Technical information
- Licensing authority: FCC
- Facility ID: 7377
- Class: C0
- ERP: 100,000 watts
- HAAT: 221 meters (725 ft)
- Transmitter coordinates: 44°45′54″N 116°11′54″W﻿ / ﻿44.76500°N 116.19833°W

Links
- Public license information: Public file; LMS;
- Webcast: Listen Live
- Website: wild101fm.com

= KWYD =

Radio station in Parma–Boise, Idaho

KWYD (101.1 MHz) is a commercial FM radio station licensed to Parma, Idaho, and serving the Boise metropolitan area. Known as Wild 101, it broadcasts a rhythmic contemporary radio format and is owned by the Iliad Media Group Holdings Employee Stock Ownership Trust, through licensee Iliad Media Group Holdings Inc. The studios are on East Franklin Road in Nampa.

KWYD has an effective radiated power (ERP) of 100,000 watts, the maximum for most FM radio stations. The transmitter is in Emmett, Idaho, about 50 mile northwest of Boise.

==History==
The station was assigned the call sign KMCL on September 26, 1989, and on December 7, 2007 became adult contemporary KMXM.
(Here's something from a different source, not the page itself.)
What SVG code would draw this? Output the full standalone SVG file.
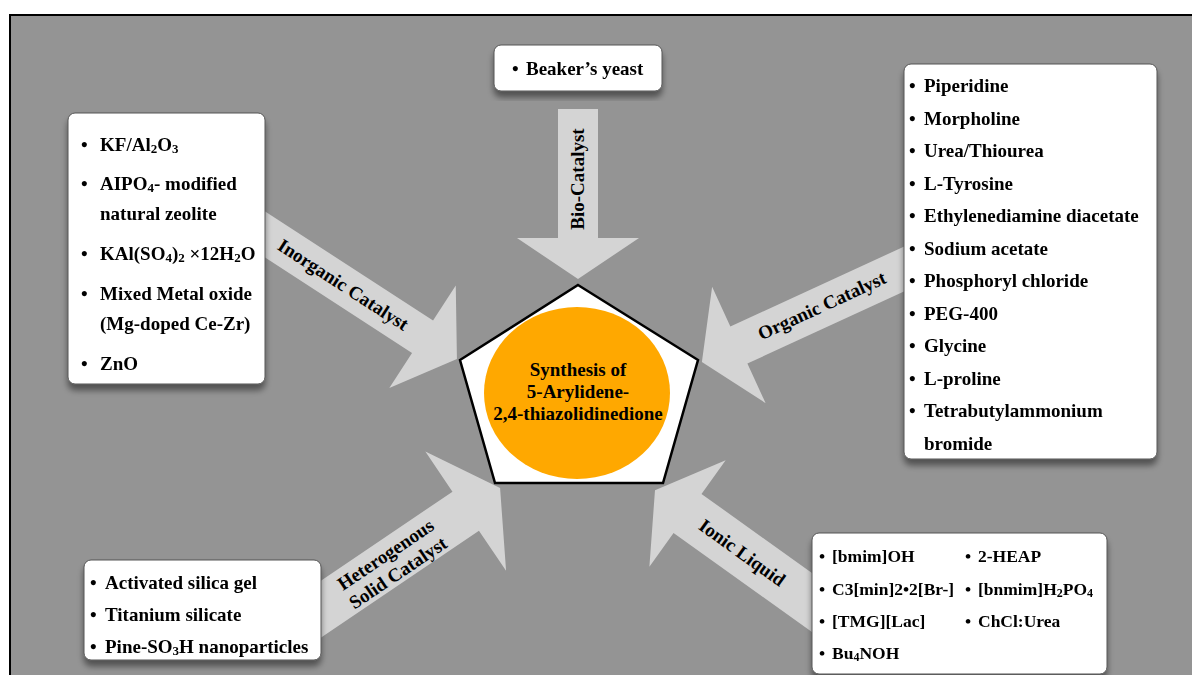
<svg xmlns="http://www.w3.org/2000/svg" width="1192" height="675" viewBox="0 0 1192 675">
<style>
.t{font-family:"Liberation Serif","Times New Roman",serif;font-weight:bold;font-size:19px;fill:#000}
.s{font-size:17.5px}
.c{text-anchor:middle}
.box{fill:#fff;stroke:#555;stroke-width:1}
.arr{fill:#d4d4d4}
</style>
<defs>
<filter id="sh" x="-10%" y="-10%" width="120%" height="130%">
<feGaussianBlur in="SourceAlpha" stdDeviation="3"/>
<feOffset dy="6" result="b"/>
<feComponentTransfer in="b" result="s"><feFuncA type="linear" slope="0.45"/></feComponentTransfer>
<feMerge><feMergeNode in="s"/><feMergeNode in="SourceGraphic"/></feMerge>
</filter>
</defs>
<rect width="1192" height="675" fill="#fff"/>
<rect x="10" y="15" width="1200" height="700" fill="#949494" stroke="#000" stroke-width="2"/>

<g id="connectors">
<polygon class="arr" transform="translate(578,109) rotate(90)" points="0,-20 129,-20 129,-61 170,0 129,61 129,20 0,20"/>
<polygon class="arr" transform="translate(240.8,218.7) rotate(33)" points="0,-19.3 216.7,-19.3 216.7,-61 257.7,0 216.7,61 216.7,19.3 0,19.3"/>
<polygon class="arr" transform="translate(930.2,257) rotate(155.3)" points="0,-20.4 210.6,-20.4 210.6,-64 251.3,0 210.6,64 210.6,20.4 0,20.4"/>
<polygon class="arr" transform="translate(297.2,625.3) rotate(-34.1)" points="0,-23.6 203.5,-23.6 203.5,-72 245,0 203.5,72 203.5,23.6 0,23.6"/>
<polygon class="arr" transform="translate(836.4,620) rotate(-144.4)" points="0,-24 183.1,-24 183.1,-65.5 223.1,0 183.1,65.5 183.1,24 0,24"/>
<text class="t c" transform="translate(578,179) rotate(-90)" y="6">Bio-Catalyst</text>
<text class="t c" transform="translate(343,285) rotate(33)" y="6">Inorganic Catalyst</text>
<text class="t c" transform="translate(822,306) rotate(-24.7)" y="6">Organic Catalyst</text>
<text class="t c" transform="translate(392,564) rotate(-34)"><tspan x="0" y="-5">Heterogenous</tspan><tspan x="0" y="17">Solid Catalyst</tspan></text>
<text class="t c" transform="translate(742,553) rotate(35.6)" y="6">Ionic Liquid</text>
</g>

<g id="center">
<polygon points="578,285 698,360 663,483 495,483 460,360" fill="#fff" stroke="#000" stroke-width="2.5" stroke-linejoin="miter"/>
<ellipse cx="577" cy="393" rx="93" ry="86" fill="#ffa800"/>
<text class="t c"><tspan x="578" y="376">Synthesis of</tspan><tspan x="578" y="398">5-Arylidene-</tspan><tspan x="578" y="420">2,4-thiazolidinedione</tspan></text>
</g>

<g id="bio" filter="url(#sh)">
<rect class="box" x="494" y="45" width="168" height="46" rx="7"/>
<text class="t"><tspan x="512" y="75">•</tspan><tspan x="526" y="75">Beaker’s yeast</tspan></text>
</g>

<g id="inorganic" filter="url(#sh)">
<rect class="box" x="68" y="113" width="197" height="271" rx="7"/>
<text class="t">
<tspan x="81" y="151">•</tspan><tspan x="100" y="151">KF/Al<tspan font-size="13" dy="2">2</tspan><tspan dy="-2">O</tspan><tspan font-size="13" dy="2">3</tspan></tspan>
<tspan x="81" y="190">•</tspan><tspan x="100" y="190">AIPO<tspan font-size="13" dy="2">4</tspan><tspan dy="-2">- modified</tspan></tspan>
<tspan x="100" y="220">natural zeolite</tspan>
<tspan x="81" y="260">•</tspan><tspan x="100" y="260">KAl(SO<tspan font-size="13" dy="2">4</tspan><tspan dy="-2">)</tspan><tspan font-size="13" dy="2">2</tspan><tspan dy="-2"> ×12H</tspan><tspan font-size="13" dy="2">2</tspan><tspan dy="-2">O</tspan></tspan>
<tspan x="81" y="300">•</tspan><tspan x="100" y="300">Mixed Metal oxide</tspan>
<tspan x="100" y="330">(Mg-doped Ce-Zr)</tspan>
<tspan x="81" y="370">•</tspan><tspan x="100" y="370">ZnO</tspan>
</text>
</g>

<g id="organic" filter="url(#sh)">
<rect class="box" x="904" y="64" width="253" height="395" rx="7"/>
<text class="t">
<tspan x="909" y="92">•</tspan><tspan x="924" y="92">Piperidine</tspan>
<tspan x="909" y="124.5">•</tspan><tspan x="924" y="124.5">Morpholine</tspan>
<tspan x="909" y="157">•</tspan><tspan x="924" y="157">Urea/Thiourea</tspan>
<tspan x="909" y="189.5">•</tspan><tspan x="924" y="189.5">L-Tyrosine</tspan>
<tspan x="909" y="222">•</tspan><tspan x="924" y="222">Ethylenediamine diacetate</tspan>
<tspan x="909" y="254.5">•</tspan><tspan x="924" y="254.5">Sodium acetate</tspan>
<tspan x="909" y="287">•</tspan><tspan x="924" y="287">Phosphoryl chloride</tspan>
<tspan x="909" y="319.5">•</tspan><tspan x="924" y="319.5">PEG-400</tspan>
<tspan x="909" y="352">•</tspan><tspan x="924" y="352">Glycine</tspan>
<tspan x="909" y="384.5">•</tspan><tspan x="924" y="384.5">L-proline</tspan>
<tspan x="909" y="417">•</tspan><tspan x="924" y="417">Tetrabutylammonium</tspan>
<tspan x="924" y="449.5">bromide</tspan>
</text>
</g>

<g id="heterogeneous" filter="url(#sh)">
<rect class="box" x="84" y="560" width="237" height="100" rx="7"/>
<text class="t">
<tspan x="90" y="589">•</tspan><tspan x="105" y="589">Activated silica gel</tspan>
<tspan x="90" y="621">•</tspan><tspan x="105" y="621">Titanium silicate</tspan>
<tspan x="90" y="653">•</tspan><tspan x="105" y="653">Pine-SO<tspan font-size="13" dy="2">3</tspan><tspan dy="-2">H nanoparticles</tspan></tspan>
</text>
</g>

<g id="ionic" filter="url(#sh)">
<rect class="box" x="812" y="533" width="295" height="141" rx="7"/>
<text class="t s">
<tspan x="819" y="562">•</tspan><tspan x="832" y="562">[bmim]OH</tspan>
<tspan x="819" y="594.5">•</tspan><tspan x="832" y="594.5">C3[min]2•2[Br-]</tspan>
<tspan x="819" y="627">•</tspan><tspan x="832" y="627">[TMG][Lac]</tspan>
<tspan x="819" y="659">•</tspan><tspan x="832" y="659">Bu<tspan font-size="12" dy="2">4</tspan><tspan dy="-2">NOH</tspan></tspan>
<tspan x="965" y="562">•</tspan><tspan x="978" y="562">2-HEAP</tspan>
<tspan x="965" y="594.5">•</tspan><tspan x="978" y="594.5">[bnmim]H<tspan font-size="12" dy="2">2</tspan><tspan dy="-2">PO</tspan><tspan font-size="12" dy="2">4</tspan></tspan>
<tspan x="965" y="627">•</tspan><tspan x="978" y="627">ChCl:Urea</tspan>
</text>
</g>
</svg>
The station was sold in early 2008 to Impact Radio Group, and later moved the station into the Boise radio market on October 31, 2008. It flipped the format to rhythmic contemporary, along with picking up the call sign KWYD. It also increased its power to 100,000 watts, giving the station better coverage in the area. KWYD is also Idaho's first ever Rhythmic-formatted station.

According to PD Mickey Fuentes in an interview for the Idaho Statesman, "This radio station is here because we saw a need for it in the market." He went on to say that "We looked around and said, 'Where's the opportunity here?'" Fuentes later added "All we're doing is trying to reflect the audience," and cites that the station received over 160,000 to 170,000 text messages per month for music requests and contests since its debut.
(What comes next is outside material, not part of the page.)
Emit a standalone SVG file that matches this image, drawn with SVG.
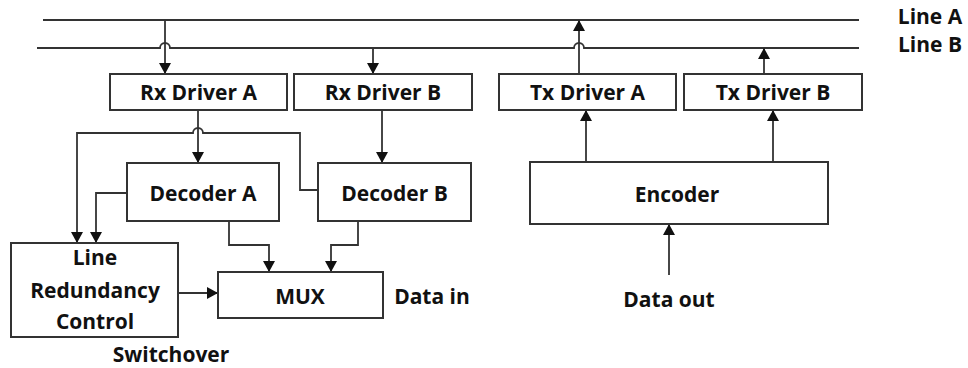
<svg xmlns="http://www.w3.org/2000/svg" width="968" height="368" viewBox="0 0 968 368">
<defs>
<marker id="ah" markerUnits="userSpaceOnUse" markerWidth="12" markerHeight="12" viewBox="0 0 12 12" refX="11" refY="6" orient="auto">
<path d="M0,0 L11,6 L0,12 z" fill="#111"/>
</marker>
<style>
.box{fill:#fff;stroke:#333;stroke-width:2}
.ln{fill:none;stroke:#333;stroke-width:1.8}
.ar{fill:none;stroke:#333;stroke-width:1.8;marker-end:url(#ah)}
text{font-family:"Open Sans","Liberation Sans",sans-serif;font-weight:bold;font-size:21px;fill:#111;text-anchor:middle;dominant-baseline:central}
</style>
</defs>
<rect width="968" height="368" fill="#fff"/>
<g id="bus">
<path class="ln" d="M43,20 H859"/>
<path class="ln" d="M37,48 H160 A5,5 0 0 1 170,48 H574 A5,5 0 0 1 584,48 H859"/>
<text x="930" y="16" font-size="20">Line A</text>
<text x="930" y="44" font-size="20">Line B</text>
</g>
<g id="connectors">
<path class="ar" d="M165,20 V74"/>
<path class="ar" d="M373,48 V74"/>
<path class="ar" d="M579,74 V20"/>
<path class="ar" d="M764,74 V48"/>
<path class="ar" d="M198,110 V163"/>
<path class="ar" d="M382,110 V163"/>
<path class="ar" d="M318,190 H300 V133 H203 A5,5 0 0 0 193,133 H77 V243"/>
<path class="ar" d="M127,193 H96 V243"/>
<path class="ar" d="M229,221 V245 H269 V272"/>
<path class="ar" d="M358,221 V245 H331 V272"/>
<path class="ar" d="M178,293 H218"/>
<path class="ar" d="M586,162 V110"/>
<path class="ar" d="M773,162 V110"/>
<path class="ar" d="M669,275 V224"/>
</g>
<g id="rx-driver-a"><rect class="box" x="110" y="74" width="177" height="36"/><text x="198.5" y="92">Rx Driver A</text></g>
<g id="rx-driver-b"><rect class="box" x="294" y="74" width="178" height="36"/><text x="383" y="92">Rx Driver B</text></g>
<g id="tx-driver-a"><rect class="box" x="499" y="74" width="177" height="36"/><text x="587.5" y="92">Tx Driver A</text></g>
<g id="tx-driver-b"><rect class="box" x="684" y="74" width="178" height="36"/><text x="773" y="92">Tx Driver B</text></g>
<g id="decoder-a"><rect class="box" x="127" y="163" width="152" height="58"/><text x="203" y="193">Decoder A</text></g>
<g id="decoder-b"><rect class="box" x="318" y="163" width="153" height="58"/><text x="394.5" y="193">Decoder B</text></g>
<g id="encoder"><rect class="box" x="530" y="162" width="298" height="62"/><text x="677" y="194">Encoder</text></g>
<g id="mux"><rect class="box" x="218" y="272" width="165" height="46"/><text x="300" y="296">MUX</text></g>
<g id="lrc"><rect class="box" x="11" y="243" width="167" height="94"/><text x="95" y="257">Line</text><text x="95" y="290">Redundancy</text><text x="95" y="321">Control</text></g>
<g id="labels">
<text x="432" y="296">Data in</text>
<text x="669" y="299">Data out</text>
<text x="171" y="354">Switchover</text>
</g>
</svg>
The KWYD-FM call sign was once used by a Colorado Springs, Colorado area radio station that had a Christian talk/music format in the 1970s and 1980s. The station was sold in 1989 and the format and call letters were changed. Today it is known as KRDO-FM and broadcasts a news-talk format.
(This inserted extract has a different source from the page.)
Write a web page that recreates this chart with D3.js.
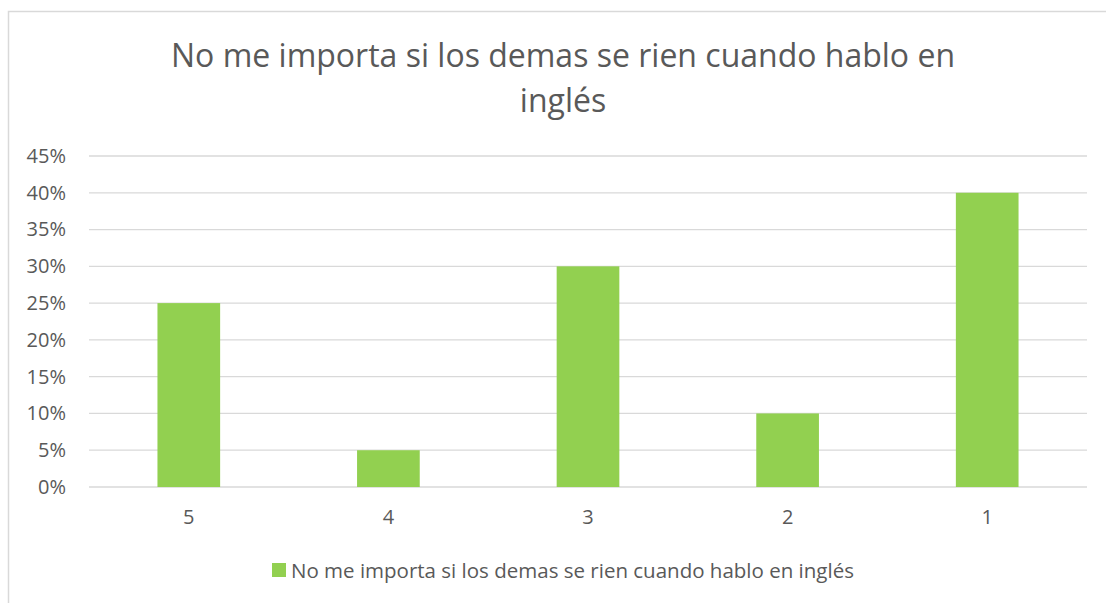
<!DOCTYPE html>
<html>
<head>
<meta charset="utf-8">
<script src="https://cdn.jsdelivr.net/npm/d3@7"></script>
<style>
    body { margin: 0; background: #fff; }
    text { font-family: "Open Sans", sans-serif; fill: #595959; }
</style>
</head>
<body>
<div id="chart"></div>
<script>
// data
const categories = ["5", "4", "3", "2", "1"]
const values = [0.25, 0.05, 0.30, 0.10, 0.40]
const yTicks = [0, 0.05, 0.10, 0.15, 0.20, 0.25, 0.30, 0.35, 0.40, 0.45]
const seriesName = "No me importa si los demas se rien cuando hablo en inglés"
const titleLines = ["No me importa si los demas se rien cuando hablo en", "inglés"]

const GREEN = "#92D050"
const GRID = "#D9D9D9"

let width = 1106, height = 603
let margin = { top: 156, right: 19, bottom: 116, left: 89 }
let innerW = width - margin.left - margin.right
let innerH = height - margin.top - margin.bottom

let svg = d3.select("#chart").append("svg")
    .attr("width", width)
    .attr("height", height)

// chart area border
svg.append("rect")
    .attr("x", 8.5).attr("y", 11.5)
    .attr("width", 1110).attr("height", 640)
    .attr("fill", "white")
    .attr("stroke", GRID)
    .attr("stroke-width", 1.5)

// title
svg.append("text")
    .attr("text-anchor", "middle")
    .attr("font-size", "32px")
    .selectAll("tspan")
    .data(titleLines)
    .enter().append("tspan")
    .attr("x", 563)
    .attr("y", (d, i) => 67 + i * 45)
    .text(d => d)

let g = svg.append("g")
    .attr("transform", "translate(" + margin.left + "," + margin.top + ")")

// scales
let x = d3.scaleBand()
    .domain(categories)
    .range([0, innerW])
    .paddingInner(0.686)
    .paddingOuter(0.343)

let y = d3.scaleLinear()
    .domain([0, 0.45])
    .range([innerH, 0])

// gridlines
g.selectAll(".grid")
    .data(yTicks)
    .enter().append("line")
    .attr("class", "grid")
    .attr("x1", 0).attr("x2", innerW)
    .attr("y1", d => y(d)).attr("y2", d => y(d))
    .attr("stroke", GRID)
    .attr("stroke-width", 1.3)

// y axis
let yAxis = d3.axisLeft(y)
    .tickValues(yTicks)
    .tickFormat(d3.format(".0%"))
    .tickSize(0)
    .tickPadding(23)

g.append("g")
    .attr("class", "y-axis")
    .call(yAxis)
    .call(a => a.select(".domain").remove())
    .selectAll("text")
    .attr("font-size", "20px")
    .attr("font-family", "Open Sans, sans-serif")
    .attr("fill", "#595959")

// x axis
let xAxis = d3.axisBottom(x)
    .tickSize(0)
    .tickPadding(23)

g.append("g")
    .attr("class", "x-axis")
    .attr("transform", "translate(0," + innerH + ")")
    .call(xAxis)
    .call(a => a.select(".domain").remove())
    .selectAll("text")
    .attr("font-size", "20px")
    .attr("font-family", "Open Sans, sans-serif")
    .attr("fill", "#595959")

// bars
g.selectAll(".bar")
    .data(values)
    .enter().append("rect")
    .attr("class", "bar")
    .attr("x", (d, i) => x(categories[i]))
    .attr("y", d => y(d))
    .attr("width", x.bandwidth())
    .attr("height", d => innerH - y(d))
    .attr("fill", GREEN)

// legend
let legend = svg.append("g")
    .attr("transform", "translate(272,563)")

legend.append("rect")
    .attr("width", 14).attr("height", 14)
    .attr("fill", GREEN)

legend.append("text")
    .attr("x", 19)
    .attr("y", 14.5)
    .attr("font-size", "20.5px")
    .text(seriesName)
</script>
</body>
</html>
By mid-2011, KWYD started to lean towards CHR. In mid-2012, KWYD launched an hourly classic hip-hop/R&B program in consist of two songs during the top hour, replacing the former classic hip-hop/R&B program at 3PM weekday afternoons.

In early 2013, KWYD trimmed the hourly classic hip-hop/R&B program, removing the evening hours in favor of nightly live mixshows. In 2014, KWYD discontinued the hourly classic hip-hop/R&B program altogether, leaving the two hour program on Friday mornings from 8 AM to 10 AM, which had been debuted since the launch of KWYD, as the only available classic hip-hop/R&B program in the Boise area. The Friday morning program also leaned towards rhythmic oldies material with post-disco, new jack swing, soul and funk formats exclusively to the program, which couldn't be heard on the former hourly top hour program. By mid-March of that same year however, KWYD quietly dropped Old School Fridays full time due to low ratings and begin adding the current rhythmic hits during the program hours. When the station played older songs, the station played only popular classic hip-hop/R&B material (similar to what they previously played on the former hourly top hour program). Old School Fridays was discontinued in 2016 when KWYD launched the "Throwback Lunch" program. The "Throwback Lunch" program was discontinued in 2022.

As of 2023, Wild 101's weekday lineup consists of Hey Morton! from 6 A.M. to 10 A.M., Nathan Fast from 10 A.M. to 3 P.M., and Twitty from 3 P.M. to 7 P.M.